Ralph Bennett argues at Tech Central Station that our tacit assumptions about the fate of 3 American soldiers captured in Iraq reflect an intuitive understanding of the nature of our enemy. One which we must at all events never acknowledge explicitly.
Think about it. If three Islamic fighters had been captured by the Americans, would there be any apprehension about their fate? Of course not. Despite all the fervid Abu Ghraib and Gitmo propagandizing of assorted leftists, pseudo-peaceniks and Democrat apologists, the general presumption is they would be treated decently.
But as soon as the news of the disappearance of these three American soldiers was released, the presumption was for the worst. For in the twisted world of Al-Qaida and its spawn of Islamofascists cruelty is first and second nature.

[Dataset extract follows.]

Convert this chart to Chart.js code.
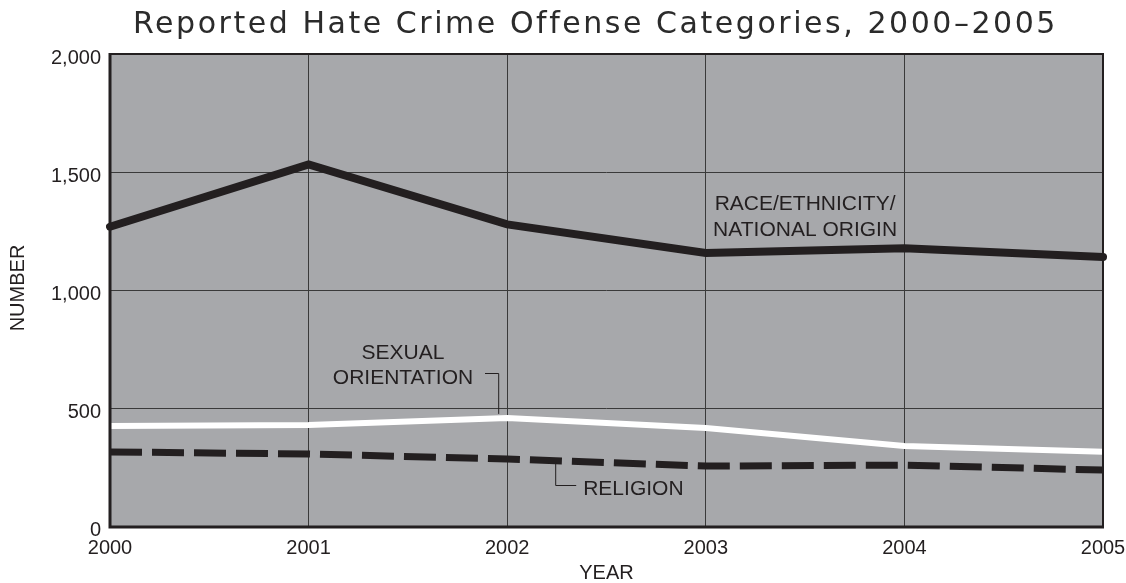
<!DOCTYPE html>
<html>
<head>
<meta charset="utf-8">
<script src="https://cdn.jsdelivr.net/npm/chart.js@4.4.1/dist/chart.umd.min.js"></script>
<style>
  html, body { margin: 0; padding: 0; background: #fff; }
  #wrap { width: 1126px; height: 583px; position: relative; }
</style>
</head>
<body>
<div id="wrap"><canvas id="hateChart" width="1126" height="583"></canvas></div>
<script>
// Data
const years = ['2000', '2001', '2002', '2003', '2004', '2005'];
const raceValues = [1268, 1532, 1278, 1157, 1177, 1140];
const sexualValues = [424, 428, 458, 415, 339, 315];
const religionValues = [314, 305, 284, 254, 258, 237];
const yTicks = [0, 500, 1000, 1500, 2000];

const TEXT = '#231f20';
const FONT = '"Liberation Sans", Arial, sans-serif';

// Gray plot background + outer frame
const plotBackground = {
    id: 'plotBackground',
    beforeDraw(chart) {
        const { ctx, chartArea: a } = chart;
        ctx.save();
        ctx.fillStyle = '#a7a8ab';
        ctx.fillRect(a.left, a.top, a.right - a.left, a.bottom - a.top);
        ctx.restore();
    },
    afterDatasetsDraw(chart) {
        const { ctx, chartArea: a } = chart;
        ctx.save();
        ctx.strokeStyle = '#231f20';
        ctx.lineWidth = 2;
        ctx.beginPath();
        ctx.moveTo(a.left, a.top);
        ctx.lineTo(a.right, a.top);
        ctx.lineTo(a.right, a.bottom);
        ctx.stroke();
        ctx.lineWidth = 3;
        ctx.beginPath();
        ctx.moveTo(a.left, a.top - 1);
        ctx.lineTo(a.left, a.bottom + 1);
        ctx.lineTo(a.right + 1, a.bottom + 1);
        ctx.stroke();
        ctx.restore();
    }
};

// Title, axis titles and series labels
const labelsPlugin = {
    id: 'labelsPlugin',
    afterDraw(chart) {
        const { ctx, chartArea: a, scales } = chart;
        const x = scales.x, y = scales.y;
        ctx.save();

        // title, stretched to the reference width
        const title = 'Reported Hate Crime Offense Categories, 2000\u20132005';
        ctx.font = '30px "DejaVu Sans", sans-serif';
        const plain = ctx.measureText(title).width;
        const spacing = (922 - plain) / (title.length - 1);
        ctx.letterSpacing = spacing + 'px';
        ctx.fillStyle = '#2b2b2b';
        ctx.textAlign = 'left';
        ctx.textBaseline = 'alphabetic';
        ctx.fillText(title, 133, 33);
        ctx.letterSpacing = '0px';

        ctx.fillStyle = TEXT;
        ctx.font = '20px ' + FONT;
        ctx.textAlign = 'center';
        ctx.textBaseline = 'middle';
        ctx.fillText('YEAR', (a.left + a.right) / 2, 573);

        ctx.save();
        ctx.translate(18, 288);
        ctx.rotate(-Math.PI / 2);
        ctx.fillText('NUMBER', 0, 0);
        ctx.restore();

        ctx.font = '21px ' + FONT;
        // race label
        const rx = (x.getPixelForValue(3) + x.getPixelForValue(4)) / 2;
        ctx.fillText('RACE/ETHNICITY/', rx, 204);
        ctx.fillText('NATIONAL ORIGIN', rx, 230);

        // sexual orientation label + leader
        const sx = 403;
        ctx.fillText('SEXUAL', sx, 353);
        ctx.fillText('ORIENTATION', sx, 378);
        ctx.strokeStyle = TEXT;
        ctx.lineWidth = 1;
        const lx = x.getPixelForValue(2) - 9;
        ctx.beginPath();
        ctx.moveTo(485, 373.5);
        ctx.lineTo(lx + 0.5, 373.5);
        ctx.lineTo(lx + 0.5, y.getPixelForValue(sexualValues[2]) - 4);
        ctx.stroke();

        // religion label + leader
        const gx = x.getPixelForValue(2) + 48;
        ctx.beginPath();
        ctx.moveTo(gx + 0.5, y.getPixelForValue(religionValues[2]) + 4);
        ctx.lineTo(gx + 0.5, 485.5);
        ctx.lineTo(gx + 21, 485.5);
        ctx.stroke();
        ctx.textAlign = 'left';
        ctx.fillText('RELIGION', gx + 28, 489);

        ctx.restore();
    }
};

new Chart(document.getElementById('hateChart'), {
    type: 'line',
    data: {
        labels: years,
        datasets: [
            {
                label: 'Race/Ethnicity/National Origin',
                data: raceValues,
                borderColor: '#231f20',
                borderWidth: 8,
                borderJoinStyle: 'miter',
                borderCapStyle: 'round',
                pointRadius: 0,
                tension: 0
            },
            {
                label: 'Sexual Orientation',
                data: sexualValues,
                borderColor: '#ffffff',
                borderWidth: 6,
                pointRadius: 0,
                tension: 0
            },
            {
                label: 'Religion',
                data: religionValues,
                borderColor: '#231f20',
                borderWidth: 7,
                borderDash: [32, 10],
                borderCapStyle: 'butt',
                pointRadius: 0,
                tension: 0
            }
        ]
    },
    options: {
        responsive: false,
        animation: false,
        layout: { padding: { top: 54, right: 23, left: 0, bottom: 0 } },
        plugins: {
            legend: { display: false },
            title: { display: false },
            tooltip: { enabled: false }
        },
        scales: {
            x: {
                offset: false,
                grid: { color: '#3a3a3a', lineWidth: 1, drawTicks: false },
                border: { display: false },
                ticks: {
                    color: TEXT,
                    font: { family: FONT, size: 20 },
                    padding: 10,
                    maxRotation: 0
                },
                afterFit(scale) {
                    scale.height = 57;
                    scale.paddingLeft = 0;
                    scale.paddingRight = 0;
                }
            },
            y: {
                min: 0,
                max: 2000,
                grid: { color: '#3a3a3a', lineWidth: 1, drawTicks: false },
                border: { display: false },
                afterBuildTicks(scale) { scale.ticks = yTicks.map(v => ({ value: v })); },
                ticks: {
                    color: TEXT,
                    font: { family: FONT, size: 20 },
                    padding: 9,
                    labelOffset: 4,
                    callback: v => v.toLocaleString('en-US')
                },
                afterFit(scale) {
                    scale.width = 110;
                    scale.paddingTop = 0;
                    scale.paddingBottom = 0;
                }
            }
        }
    },
    plugins: [plotBackground, labelsPlugin]
});
</script>
</body>
</html>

Not everybody reasons in this way. Some commentators are able to argue, with a straight face, that this is payback for Abh Ghraib. In fact, al-Qaeda itself maintains they are only exacting revenge for a crime committed by US soldiers. Reuters reports:
"Remember what you have done in this place. You have violated our sister Abeer al-Janabi," it said, referring to the rape and murder of a 14-year-old and the killing of her family in Mahmudiya in March 2006. A U.S. soldier was sentenced to 100 years in a military prison after pleading guilty in a case that enraged Iraqis.
Prior to that, al-Qaeda was meek as a lamb, unless you exclude the aberration of September 11, 2001. Sarcasm aside, Bennett argues that it unlikely that al-Qaeda will lapse into quiescence if we try to disengage from combat against it.
The Palestinian Al-Qaida fighter quoted at the beginning of this piece boasted in the same April 27th interview that "the jihad that began in Muslim Afghanistan and then spread to Iraq shall not stop there and will not be limited by any border."
We are in a war against this cruelty. It is a war some think can be "ended." But it is a war, I think, that must be won or lost. And the consequences of losing are dire for mankind.
In some sense the argument over whether or not to withdraw in Iraq is equivalent to a wager on whether Islamic extremism is likely to be satisfied by a withdrawal and stop attacking the West or become emboldened by it and redouble their efforts. Maybe, as Bennett suggests, we already subconsciously know the answer from the nature of the enemy but can't bring ourselves to admit it.